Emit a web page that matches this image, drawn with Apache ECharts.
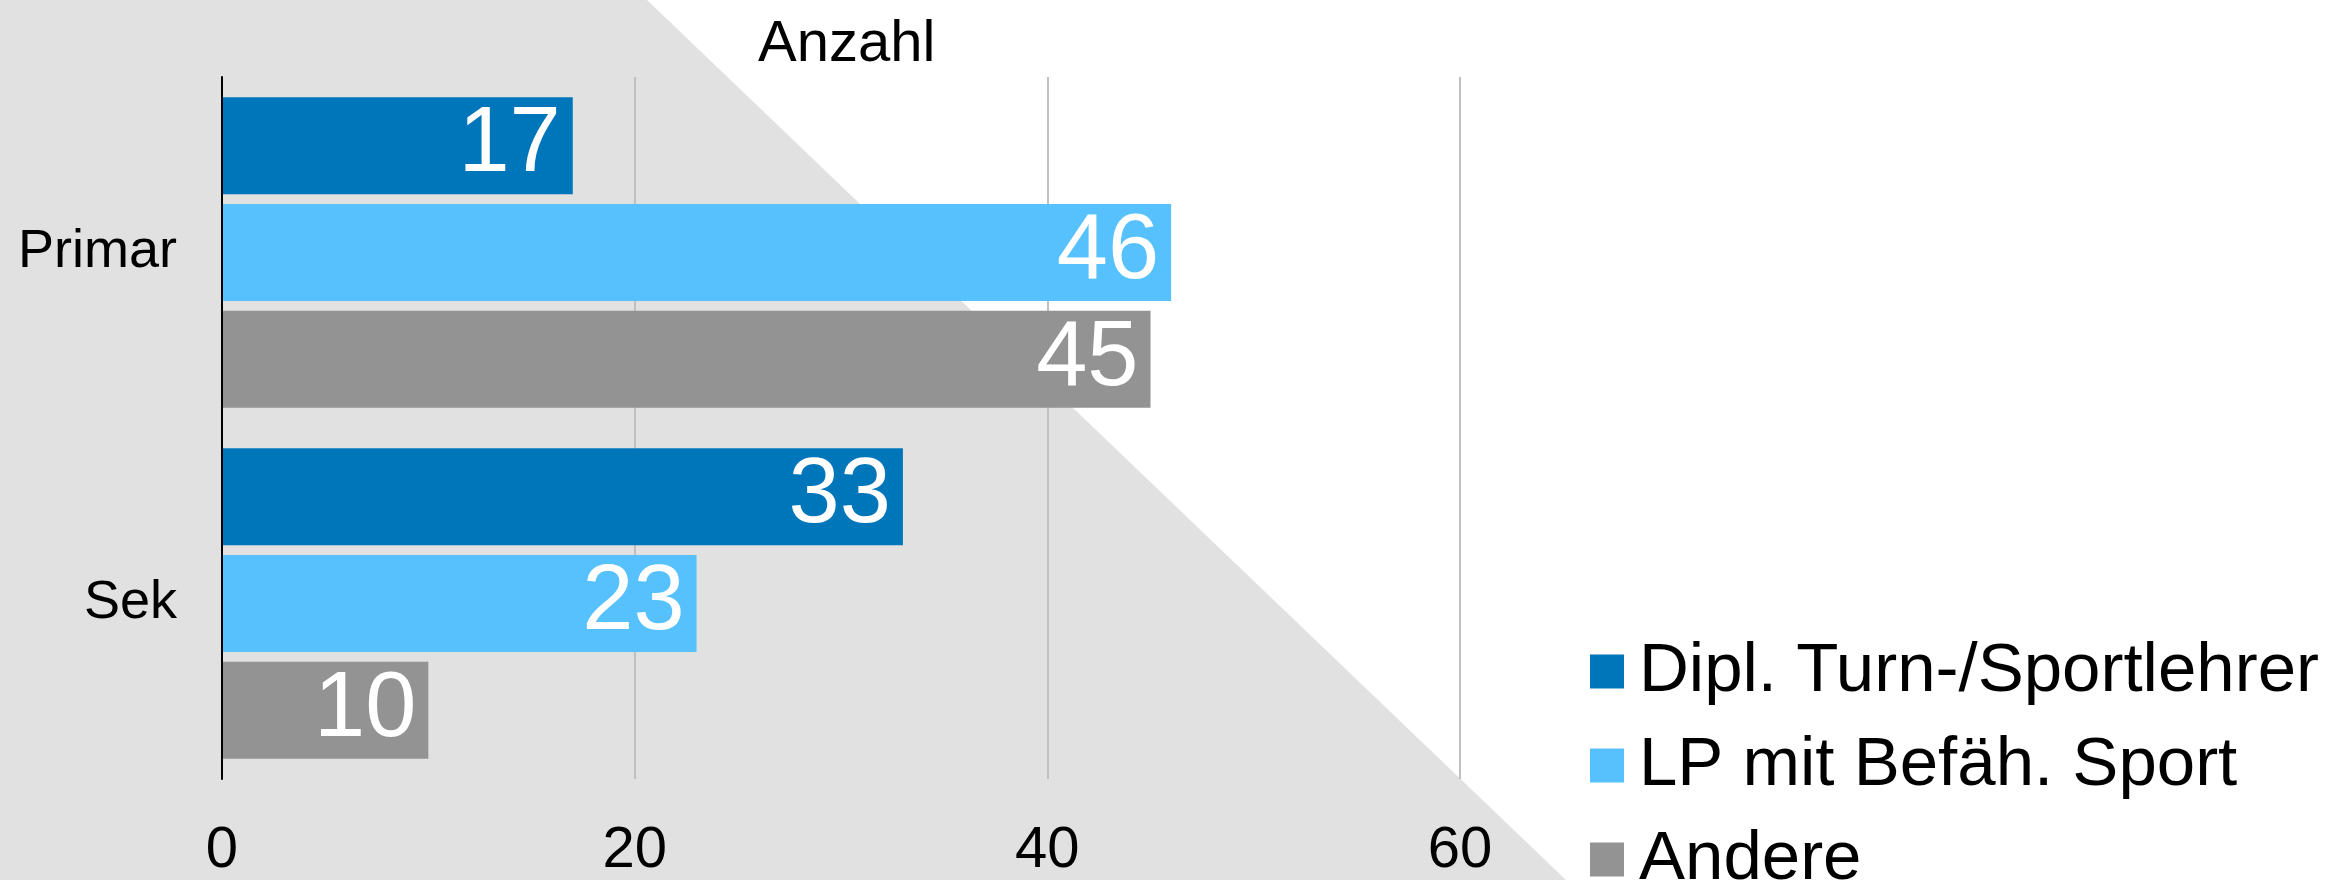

------------------------------

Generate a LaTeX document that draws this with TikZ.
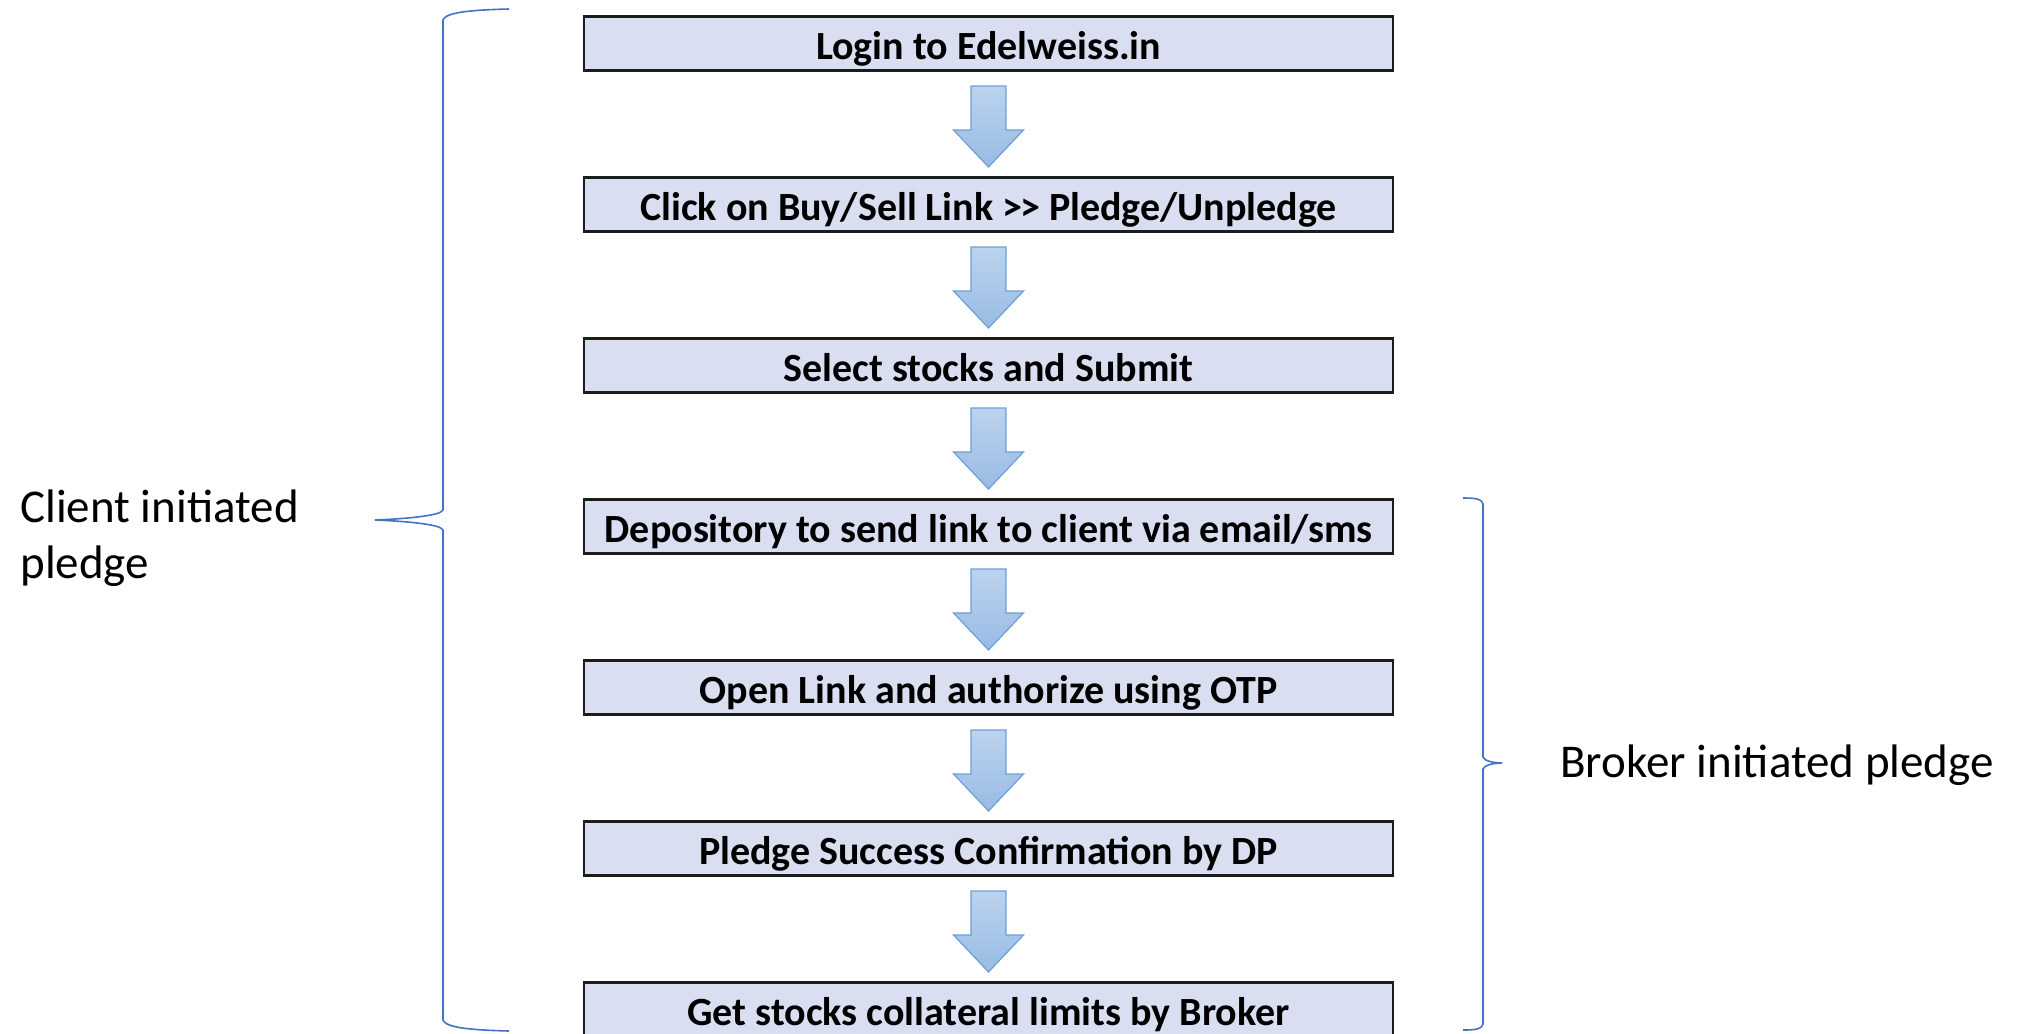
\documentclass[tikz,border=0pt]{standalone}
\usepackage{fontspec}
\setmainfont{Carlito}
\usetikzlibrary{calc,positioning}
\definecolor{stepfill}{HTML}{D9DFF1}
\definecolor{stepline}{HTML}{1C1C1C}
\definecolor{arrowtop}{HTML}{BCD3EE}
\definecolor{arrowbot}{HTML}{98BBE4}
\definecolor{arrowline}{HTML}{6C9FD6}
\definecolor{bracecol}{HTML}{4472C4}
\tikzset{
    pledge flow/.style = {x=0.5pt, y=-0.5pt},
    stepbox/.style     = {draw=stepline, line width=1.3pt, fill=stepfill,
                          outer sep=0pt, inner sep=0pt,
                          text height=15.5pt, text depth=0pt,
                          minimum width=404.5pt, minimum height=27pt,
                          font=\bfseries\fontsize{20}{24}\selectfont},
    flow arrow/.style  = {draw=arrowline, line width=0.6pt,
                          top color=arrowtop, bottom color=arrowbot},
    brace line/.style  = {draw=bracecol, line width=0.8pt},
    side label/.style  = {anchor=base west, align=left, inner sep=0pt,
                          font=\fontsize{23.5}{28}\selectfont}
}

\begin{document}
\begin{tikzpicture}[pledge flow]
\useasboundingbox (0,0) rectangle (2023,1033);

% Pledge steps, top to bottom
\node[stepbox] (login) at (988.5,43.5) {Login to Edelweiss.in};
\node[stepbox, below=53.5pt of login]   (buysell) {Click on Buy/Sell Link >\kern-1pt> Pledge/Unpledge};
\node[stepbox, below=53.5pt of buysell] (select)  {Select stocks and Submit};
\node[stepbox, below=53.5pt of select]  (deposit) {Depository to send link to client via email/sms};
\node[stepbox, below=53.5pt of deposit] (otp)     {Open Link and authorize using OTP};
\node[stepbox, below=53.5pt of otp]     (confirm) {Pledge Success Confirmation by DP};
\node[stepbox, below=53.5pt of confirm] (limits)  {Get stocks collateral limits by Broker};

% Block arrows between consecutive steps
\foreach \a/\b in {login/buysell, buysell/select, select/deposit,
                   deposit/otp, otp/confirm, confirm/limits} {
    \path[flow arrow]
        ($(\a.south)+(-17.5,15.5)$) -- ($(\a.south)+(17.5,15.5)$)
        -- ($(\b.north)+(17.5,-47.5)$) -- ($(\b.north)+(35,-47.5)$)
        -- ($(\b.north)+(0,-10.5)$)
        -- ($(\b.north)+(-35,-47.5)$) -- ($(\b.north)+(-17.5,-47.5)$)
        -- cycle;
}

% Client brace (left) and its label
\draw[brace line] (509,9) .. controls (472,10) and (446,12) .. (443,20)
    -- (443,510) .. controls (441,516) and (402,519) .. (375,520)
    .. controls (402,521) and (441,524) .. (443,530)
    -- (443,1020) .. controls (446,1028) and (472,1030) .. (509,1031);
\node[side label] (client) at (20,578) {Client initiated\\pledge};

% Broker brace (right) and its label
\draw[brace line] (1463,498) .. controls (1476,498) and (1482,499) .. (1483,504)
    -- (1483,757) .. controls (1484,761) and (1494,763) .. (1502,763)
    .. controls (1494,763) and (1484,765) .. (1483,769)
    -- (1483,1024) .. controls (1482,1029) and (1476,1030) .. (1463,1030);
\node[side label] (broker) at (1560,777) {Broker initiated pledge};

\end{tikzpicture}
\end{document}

------------------------------

### The exercise:
Make an exact copy of only the lines from the one with "Generate a LaTeX" through the one with "below=53.5pt of confirm]". Pictures don't belong in it.

### Result of this exercise:
Generate a LaTeX document that draws this with TikZ.
\documentclass[tikz,border=0pt]{standalone}
\usepackage{fontspec}
\setmainfont{Carlito}
\usetikzlibrary{calc,positioning}
\definecolor{stepfill}{HTML}{D9DFF1}
\definecolor{stepline}{HTML}{1C1C1C}
\definecolor{arrowtop}{HTML}{BCD3EE}
\definecolor{arrowbot}{HTML}{98BBE4}
\definecolor{arrowline}{HTML}{6C9FD6}
\definecolor{bracecol}{HTML}{4472C4}
\tikzset{
    pledge flow/.style = {x=0.5pt, y=-0.5pt},
    stepbox/.style     = {draw=stepline, line width=1.3pt, fill=stepfill,
                          outer sep=0pt, inner sep=0pt,
                          text height=15.5pt, text depth=0pt,
                          minimum width=404.5pt, minimum height=27pt,
                          font=\bfseries\fontsize{20}{24}\selectfont},
    flow arrow/.style  = {draw=arrowline, line width=0.6pt,
                          top color=arrowtop, bottom color=arrowbot},
    brace line/.style  = {draw=bracecol, line width=0.8pt},
    side label/.style  = {anchor=base west, align=left, inner sep=0pt,
                          font=\fontsize{23.5}{28}\selectfont}
}

\begin{document}
\begin{tikzpicture}[pledge flow]
\useasboundingbox (0,0) rectangle (2023,1033);

% Pledge steps, top to bottom
\node[stepbox] (login) at (988.5,43.5) {Login to Edelweiss.in};
\node[stepbox, below=53.5pt of login]   (buysell) {Click on Buy/Sell Link >\kern-1pt> Pledge/Unpledge};
\node[stepbox, below=53.5pt of buysell] (select)  {Select stocks and Submit};
\node[stepbox, below=53.5pt of select]  (deposit) {Depository to send link to client via email/sms};
\node[stepbox, below=53.5pt of deposit] (otp)     {Open Link and authorize using OTP};
\node[stepbox, below=53.5pt of otp]     (confirm) {Pledge Success Confirmation by DP};
\node[stepbox, below=53.5pt of confirm] (limits)  {Get stocks collateral limits by Broker};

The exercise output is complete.